** TO DO **
Below are the records; pull every line that includes "this".

** EXERCISE INPUT **
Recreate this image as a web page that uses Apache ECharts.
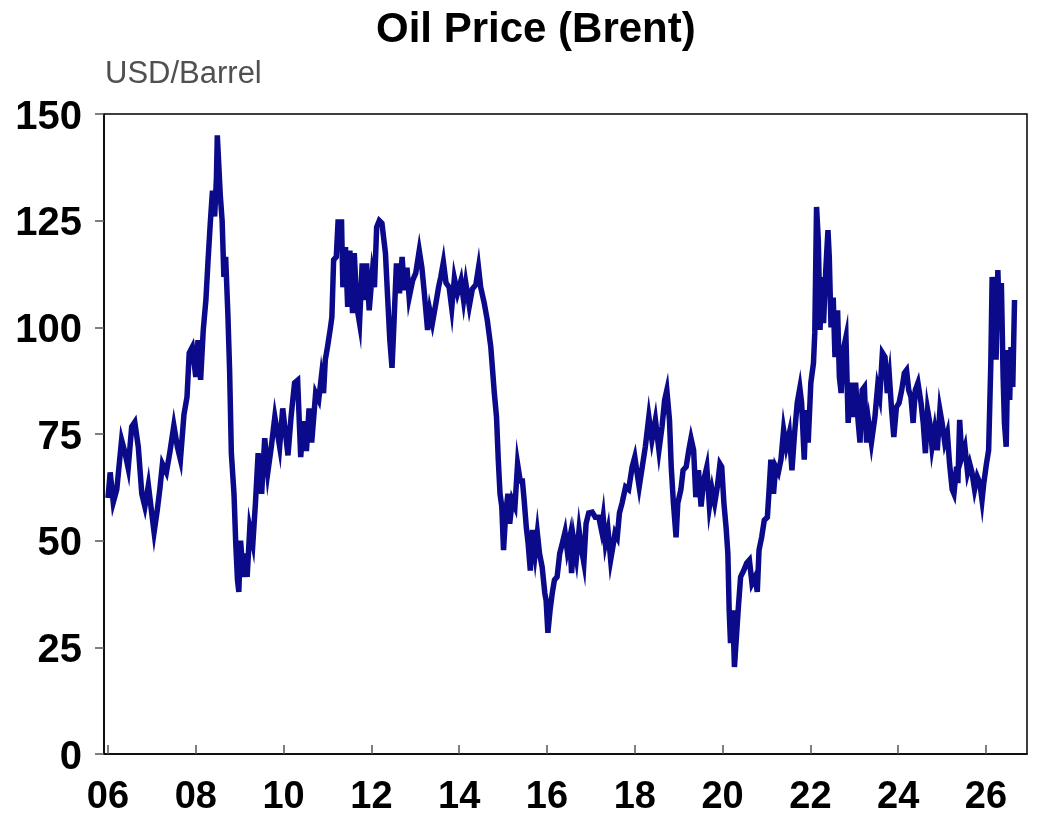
<!DOCTYPE html>
<html>
<head>
<meta charset="utf-8">
<script src="https://cdn.jsdelivr.net/npm/echarts@6/dist/echarts.min.js"></script>
<style>
html,body{margin:0;padding:0;background:#fff;}
#chart{width:1063px;height:825px;}
</style>
</head>
<body>
<div id="chart"></div>
<script>
var dates = [2006.0,2006.05,2006.12,2006.2,2006.31,2006.39,2006.46,2006.54,2006.61,2006.69,2006.77,2006.84,2006.92,2006.99,
2007.05,2007.12,2007.18,2007.24,2007.33,2007.41,2007.5,2007.58,2007.65,2007.73,2007.8,2007.85,2007.92,
2008.0,2008.05,2008.11,2008.17,2008.23,2008.28,2008.33,2008.38,2008.43,2008.47,2008.49,2008.53,2008.56,2008.6,2008.64,2008.68,2008.73,2008.77,2008.81,2008.87,2008.91,2008.95,2008.98,
2009.02,2009.08,2009.13,2009.17,2009.23,2009.3,2009.36,2009.42,2009.5,2009.57,2009.64,2009.72,2009.8,2009.91,2009.98,
2010.1,2010.17,2010.25,2010.32,2010.39,2010.45,2010.52,2010.58,2010.64,2010.73,2010.8,2010.86,2010.91,2010.95,
2011.0,2011.06,2011.1,2011.14,2011.2,2011.24,2011.32,2011.35,2011.41,2011.46,2011.51,2011.57,2011.61,2011.67,2011.73,2011.79,2011.85,2011.89,2011.95,
2012.02,2012.07,2012.12,2012.18,2012.24,2012.32,2012.37,2012.42,2012.47,2012.52,2012.57,2012.64,2012.7,2012.75,2012.81,2012.86,2012.94,
2013.01,2013.09,2013.15,2013.2,2013.28,2013.33,2013.39,2013.47,2013.53,2013.58,2013.64,2013.7,2013.77,2013.83,2013.89,2013.96,
2014.04,2014.1,2014.15,2014.23,2014.3,2014.38,2014.44,2014.49,2014.57,2014.64,2014.72,2014.76,2014.8,2014.85,2014.89,2014.93,2014.97,
2015.01,2015.06,2015.11,2015.15,2015.21,2015.27,2015.33,2015.39,2015.44,2015.48,2015.53,2015.57,2015.62,2015.67,2015.73,2015.78,2015.83,2015.89,2015.95,2015.98,
2016.02,2016.07,2016.12,2016.17,2016.23,2016.29,2016.35,2016.41,2016.46,2016.52,2016.56,2016.61,2016.67,2016.73,2016.79,2016.84,2016.89,2016.95,
2017.03,2017.1,2017.18,2017.24,2017.28,2017.33,2017.39,2017.45,2017.5,2017.55,2017.6,2017.65,2017.71,2017.79,2017.86,2017.94,
2018.0,2018.05,2018.1,2018.17,2018.24,2018.32,2018.39,2018.47,2018.55,2018.62,2018.68,2018.73,2018.79,2018.83,2018.88,2018.94,2018.98,
2019.05,2019.1,2019.17,2019.23,2019.28,2019.34,2019.39,2019.45,2019.51,2019.57,2019.64,2019.7,2019.76,2019.82,2019.88,2019.94,2019.98,
2020.03,2020.08,2020.12,2020.15,2020.18,2020.23,2020.27,2020.33,2020.36,2020.41,2020.48,2020.55,2020.61,2020.67,2020.74,2020.79,2020.83,2020.89,2020.95,
2021.02,2021.06,2021.1,2021.16,2021.21,2021.27,2021.33,2021.39,2021.45,2021.52,2021.58,2021.64,2021.7,2021.76,2021.8,2021.86,2021.9,2021.95,
2022.01,2022.07,2022.1,2022.14,2022.18,2022.22,2022.26,2022.3,2022.35,2022.4,2022.43,2022.47,2022.52,2022.56,2022.62,2022.66,2022.7,2022.75,2022.81,2022.86,2022.92,2022.98,
2023.03,2023.09,2023.13,2023.18,2023.23,2023.28,2023.33,2023.39,2023.47,2023.53,2023.58,2023.64,2023.7,2023.75,2023.8,2023.85,2023.9,2023.96,
2024.02,2024.08,2024.14,2024.19,2024.24,2024.29,2024.34,2024.39,2024.45,2024.52,2024.57,2024.62,2024.67,2024.72,2024.77,2024.83,2024.89,2024.95,
2025.0,2025.06,2025.12,2025.17,2025.23,2025.27,2025.33,2025.36,2025.4,2025.45,2025.52,2025.58,2025.63,2025.68,2025.74,2025.8,2025.86,2025.91,2025.95,
2026.01,2026.06,2026.11,2026.14,2026.2,2026.23,2026.27,2026.31,2026.35,2026.39,2026.42,2026.46,2026.5,2026.54,2026.57,2026.61,2026.65];

var prices = [60,66,59,62,73.6,70.5,67,76.7,77.8,72,61,58,63,57,
52,57,62,68,66,70.8,77,72,69,79.5,83.7,94,95.4,
88.4,97,87.7,99.4,106.4,115.8,124.4,132,126,135,145,144.7,130.6,125,111.8,116.5,103.3,90,70.5,61,49.4,40.8,38,
50,41.5,47,41.5,53,49.4,59,70.5,61,74,66,72,79,72,81,
70,79,87,87.6,69.6,78,71,81,73,84.6,83,88.4,84.6,92.4,
95.4,99.4,102.4,115.8,116.5,124.7,124.7,109.4,118.8,104.8,118,103.3,117.4,104.8,101,115,106.4,115,104,
112.7,109.4,123.5,125,124.4,117.4,107,97,90.5,102.4,115,108,116.5,108.7,114,107,111,
112.7,118,114,108.7,99.4,104,101,105.7,109.4,111.8,115.3,110.4,109.4,104.5,111.5,108,
111,106.4,110.4,105,109,110,114,109.4,105.7,101.7,95.4,90,84.6,79,69,61,58,
47.8,56.5,61,54,59.5,58,68,64,64,59.5,53,49.4,43,52.5,47,51.8,47,43.8,37.7,36,
28.4,33.7,37.7,40.8,41.5,47,49.4,52,47.8,50.8,42.4,50,46,52.5,47.8,44.8,54,56.5,
56.7,55.5,55.5,52.5,55.5,49.4,52.5,45.5,48.5,51.8,50.8,56.5,58.8,62.6,62,67.3,
69.6,66,62.6,67.3,72,79,73.6,78.3,71.2,76.7,83,85.3,78.3,67.3,58.8,50.8,58.8,
62,66.5,67.3,71.2,74,71.2,60.2,66.5,58,64.2,67.3,58,62,58.8,62.6,68,67.3,
58.8,53,47,33.7,26,33.7,20.4,29.8,34.5,41.5,43,44.8,45.5,40,41.5,38,47.8,50.8,54.8,
55.5,62,69,61,67.3,66,69,76,72,75.2,66.5,75.2,82.3,85.8,82.3,69,80.6,73,
87,91.6,98.7,128.2,120.5,99.4,111.8,101,113.4,122.8,116.5,100,107,93,104,88.4,84.6,94.7,97.7,77.6,87,79,
87,77.6,73,85.3,86,73,77.6,73,79,86,83.7,94,93,84.6,88.4,80.6,74.3,81.3,
82.3,85.3,89.3,90,85.3,83.7,77.6,85.3,87,82.3,77.6,70.5,80.6,77.6,72,76,71.2,80.6,
77.6,73,75.2,68,62,61,67.3,63.5,78.3,69.6,72,66,68,66,62,65,63.5,59.5,63.5,
68,71.2,91.6,111.8,104,92.4,113.4,99.4,110.4,88.4,77.6,72,94.7,83,95.4,86,106.4];

var xTicks = [2006,2008,2010,2012,2014,2016,2018,2020,2022,2024,2026];
var yTicks = [0,25,50,75,100,125,150];

var seriesData = dates.map(function(d,i){return [d, prices[i]];});

var chart = echarts.init(document.getElementById('chart'));
chart.setOption({
  animation:false,
  backgroundColor:'#ffffff',
  title:[
    {text:'Oil Price (Brent)', left:371, top:4,
     textStyle:{fontFamily:'Liberation Sans, Arial', fontWeight:'bold', fontSize:42, color:'#000'}},
    {text:'USD/Barrel', left:100, top:54,
     textStyle:{fontFamily:'Liberation Sans, Arial', fontWeight:'normal', fontSize:31, color:'#505050'}}
  ],
  grid:{left:104, right:36, top:114, bottom:71, show:true, borderColor:'#000', borderWidth:1.5, containLabel:false},
  xAxis:{
    type:'value', min:2005.909, max:2026.934,
    splitLine:{show:false},
    axisLine:{show:true, onZero:false, lineStyle:{color:'#000', width:1.5}},
    axisTick:{show:true, inside:true, length:9, customValues:xTicks, lineStyle:{color:'#555', width:1.5}},
    axisLabel:{customValues:xTicks, margin:25, fontFamily:'Liberation Sans, Arial', fontWeight:'bold', fontSize:38, color:'#000',
      formatter:function(v){var s=String(Math.round(v)%100);return s.length<2?'0'+s:s;}}
  },
  yAxis:{
    type:'value', min:0, max:150,
    splitLine:{show:false},
    axisLine:{show:true, lineStyle:{color:'#000', width:1.5}},
    axisTick:{show:true, inside:false, length:9, customValues:yTicks, lineStyle:{color:'#555', width:1.5}},
    axisLabel:{customValues:yTicks, margin:22, fontFamily:'Liberation Sans, Arial', fontWeight:'bold', fontSize:40, color:'#000',
      formatter:function(v){return '{a|'+v+'}';},
      rich:{a:{fontFamily:'Liberation Sans, Arial', fontWeight:'bold', fontSize:40, color:'#000', padding:[7,0,0,0]}}}
  },
  series:[{
    type:'line', data:seriesData, showSymbol:false, symbol:'none',
    lineStyle:{color:'#0a0a8a', width:5.5, join:'miter'},
    clip:true
  }]
});
</script>
</body>
</html>
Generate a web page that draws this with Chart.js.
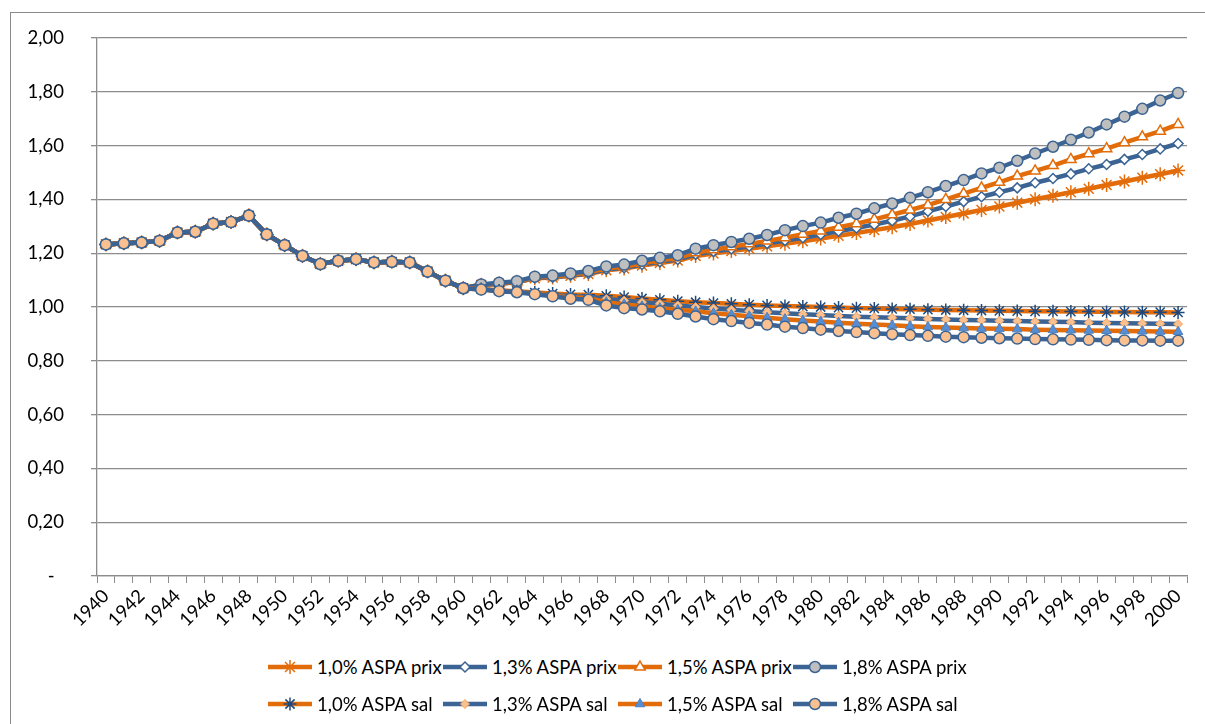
<!DOCTYPE html>
<html>
<head>
<meta charset="utf-8">
<script src="https://cdn.jsdelivr.net/npm/chart.js@4.4.0/dist/chart.umd.min.js"></script>
<style>
  body { margin:0; background:#fff; font-family: Lato, "Liberation Sans", sans-serif; }
  #wrap { position:relative; width:1205px; height:724px; overflow:hidden; }
  #frame { position:absolute; left:10px; top:12px; width:1200px; height:720px; border:1px solid #8a8a8a; box-sizing:border-box; }
  #chart { position:absolute; left:0; top:0; }
  #legend { position:absolute; left:268px; top:648px; width:720px; }
  .row { display:flex; height:37px; align-items:center; }
  .item { width:175px; display:flex; align-items:center; font-size:18.5px; color:#000; white-space:nowrap; }
  .item canvas { margin-right:5px; }
</style>
</head>
<body>
<div id="wrap">
  <div id="frame"></div>
  <canvas id="chart" width="1205" height="640"></canvas>
  <div id="legend"></div>
</div>
<script>
// années
const years = ["1940","1941","1942","1943","1944","1945","1946","1947","1948","1949",
  "1950","1951","1952","1953","1954","1955","1956","1957","1958","1959",
  "1960","1961","1962","1963","1964","1965","1966","1967","1968","1969",
  "1970","1971","1972","1973","1974","1975","1976","1977","1978","1979",
  "1980","1981","1982","1983","1984","1985","1986","1987","1988","1989",
  "1990","1991","1992","1993","1994","1995","1996","1997","1998","1999","2000"];

// 1940-1960, commun à toutes les séries
const base = [1.233,1.237,1.240,1.246,1.277,1.280,1.310,1.316,1.340,1.270,
  1.230,1.190,1.160,1.172,1.178,1.166,1.168,1.166,1.132,1.098,1.070];

// 1961-2000
const prix10 = [1.082,1.087,1.092,1.107,1.110,1.116,1.123,1.137,1.143,1.154,
  1.164,1.173,1.190,1.199,1.208,1.217,1.226,1.235,1.245,1.255,
  1.265,1.275,1.286,1.297,1.309,1.322,1.335,1.348,1.361,1.374,
  1.388,1.401,1.414,1.427,1.440,1.454,1.467,1.481,1.494,1.508];
const prix13 = [1.082,1.087,1.093,1.108,1.111,1.118,1.125,1.140,1.146,1.158,
  1.168,1.177,1.196,1.206,1.216,1.226,1.236,1.247,1.258,1.270,
  1.282,1.294,1.307,1.321,1.337,1.356,1.374,1.392,1.410,1.427,
  1.443,1.462,1.478,1.495,1.514,1.530,1.549,1.567,1.588,1.608];
const prix15 = [1.083,1.088,1.094,1.110,1.113,1.120,1.128,1.144,1.150,1.163,
  1.173,1.183,1.202,1.213,1.224,1.235,1.246,1.258,1.271,1.283,
  1.297,1.310,1.326,1.343,1.361,1.379,1.400,1.422,1.443,1.464,
  1.487,1.506,1.526,1.549,1.570,1.589,1.611,1.633,1.654,1.679];
const prix18 = [1.084,1.090,1.096,1.113,1.117,1.125,1.134,1.151,1.158,1.172,
  1.183,1.193,1.217,1.230,1.242,1.254,1.268,1.286,1.301,1.314,
  1.332,1.347,1.367,1.385,1.406,1.427,1.450,1.472,1.497,1.518,
  1.544,1.571,1.596,1.622,1.649,1.679,1.708,1.737,1.768,1.796];
const sal10 = [1.067,1.062,1.059,1.054,1.050,1.047,1.046,1.042,1.037,1.032,
  1.027,1.022,1.018,1.015,1.012,1.009,1.006,1.004,1.002,1.000,
  0.998,0.996,0.995,0.993,0.992,0.990,0.989,0.988,0.987,0.986,
  0.985,0.984,0.984,0.983,0.983,0.982,0.982,0.981,0.981,0.980];
const sal13 = [1.066,1.061,1.057,1.051,1.045,1.040,1.039,1.030,1.024,1.018,
  1.012,1.006,1.000,0.995,0.990,0.985,0.981,0.977,0.973,0.970,
  0.967,0.964,0.962,0.960,0.958,0.956,0.954,0.952,0.951,0.949,
  0.948,0.946,0.945,0.944,0.942,0.941,0.940,0.939,0.938,0.937];
const sal15 = [1.066,1.060,1.056,1.050,1.043,1.036,1.034,1.018,1.010,1.003,
  0.996,0.990,0.984,0.977,0.971,0.966,0.960,0.955,0.950,0.946,
  0.942,0.938,0.935,0.932,0.929,0.926,0.924,0.922,0.920,0.919,
  0.918,0.916,0.915,0.914,0.913,0.912,0.911,0.910,0.909,0.908];
const sal18 = [1.065,1.059,1.055,1.048,1.040,1.031,1.027,1.006,0.996,0.991,
  0.984,0.975,0.965,0.955,0.948,0.941,0.935,0.927,0.922,0.916,
  0.911,0.907,0.903,0.899,0.896,0.893,0.890,0.888,0.886,0.884,
  0.883,0.881,0.880,0.879,0.878,0.877,0.876,0.876,0.875,0.875];

const ORANGE = "#E36C0A";
const BLUE = "#3B6494";

const series = [
  { label:"1,0% ASPA prix", data:prix10, line:ORANGE, style:"star", r:7, fill:ORANGE, border:ORANGE, bw:1.5 },
  { label:"1,3% ASPA prix", data:prix13, line:BLUE, style:"rectRot", r:5, fill:"#ffffff", border:BLUE, bw:1.5 },
  { label:"1,5% ASPA prix", data:prix15, line:ORANGE, style:"triangle", r:6, fill:"#ffffff", border:ORANGE, bw:1.5 },
  { label:"1,8% ASPA prix", data:prix18, line:BLUE, style:"circle", r:5.5, fill:"#BFBFBF", border:BLUE, bw:1.5 },
  { label:"1,0% ASPA sal", data:sal10, line:ORANGE, style:"star", r:6.5, fill:"#1F497D", border:"#1F497D", bw:1.5 },
  { label:"1,3% ASPA sal", data:sal13, line:BLUE, style:"rectRot", r:4.5, fill:"#FAC08F", border:"#F4A460", bw:1 },
  { label:"1,5% ASPA sal", data:sal15, line:ORANGE, style:"triangle", r:5.5, fill:"#558ED5", border:"#4F81BD", bw:1 },
  { label:"1,8% ASPA sal", data:sal18, line:BLUE, style:"circle", r:5.5, fill:"#FAC08F", border:BLUE, bw:1.5 }
];

const datasets = series.map(function(s, i){
  return {
    label:s.label,
    data:base.concat(s.data),
    borderColor:s.line,
    backgroundColor:s.fill,
    borderWidth:4.5,
    pointStyle:s.style,
    pointRadius:s.r,
    pointBackgroundColor:s.fill,
    pointBorderColor:s.border,
    pointBorderWidth:s.bw,
    tension:0,
    order:series.length - i   // dernière série dessinée au-dessus
  };
});

const GRID = "#8C8C8C";
const FONT = { family:"Lato, 'Liberation Sans', sans-serif", size:18.5 };

new Chart(document.getElementById("chart"), {
  type:"line",
  data:{ labels:years, datasets:datasets },
  options:{
    responsive:false,
    animation:false,
    layout:{ padding:{ left:10, top:35, right:18, bottom:4 } },
    plugins:{ legend:{ display:false }, tooltip:{ enabled:false } },
    scales:{
      x:{
        offset:true,
        grid:{ offset:true, drawOnChartArea:false, color:GRID, tickLength:7, tickColor:GRID },
        border:{ color:GRID, width:1.3 },
        ticks:{
          autoSkip:false, maxRotation:45, minRotation:45, padding:2,
          color:"#000", font:FONT,
          callback:function(v, i){ return i % 2 === 0 ? years[i] : ""; }
        },
        afterFit:function(s){ s.height = 60; }
      },
      y:{
        min:0, max:2,
        grid:{ color:GRID, lineWidth:1.3, tickLength:6, tickColor:GRID },
        border:{ color:GRID, width:1.3 },
        ticks:{
          stepSize:0.2, padding:27, color:"#000", font:FONT,
          callback:function(v){ return Math.abs(v) < 1e-9 ? "-  " : v.toFixed(2).replace(".", ","); }
        },
        afterFit:function(s){ s.width = 87; }
      }
    }
  }
});

// légende : trait + marqueur
function glyph(s){
  const c = document.createElement("canvas");
  c.width = 44; c.height = 20;
  const ctx = c.getContext("2d");
  ctx.strokeStyle = s.line; ctx.lineWidth = 4.5;
  ctx.beginPath(); ctx.moveTo(0, 10); ctx.lineTo(44, 10); ctx.stroke();
  ctx.fillStyle = s.fill; ctx.strokeStyle = s.border; ctx.lineWidth = s.bw;
  Chart.helpers.drawPoint(ctx, { pointStyle:s.style, radius:s.r, rotation:0, borderWidth:s.bw }, 22, 10);
  return c;
}
const legend = document.getElementById("legend");
for (let r = 0; r < 2; r++) {
  const row = document.createElement("div");
  row.className = "row";
  for (let k = 0; k < 4; k++) {
    const s = series[r * 4 + k];
    const item = document.createElement("div");
    item.className = "item";
    item.appendChild(glyph(s));
    const t = document.createElement("span");
    t.textContent = s.label;
    item.appendChild(t);
    row.appendChild(item);
  }
  legend.appendChild(row);
}
</script>
</body>
</html>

** OUTPUT OF THE EXERCISE **
Recreate this image as a web page that uses Apache ECharts.
Generate a web page that draws this with Chart.js.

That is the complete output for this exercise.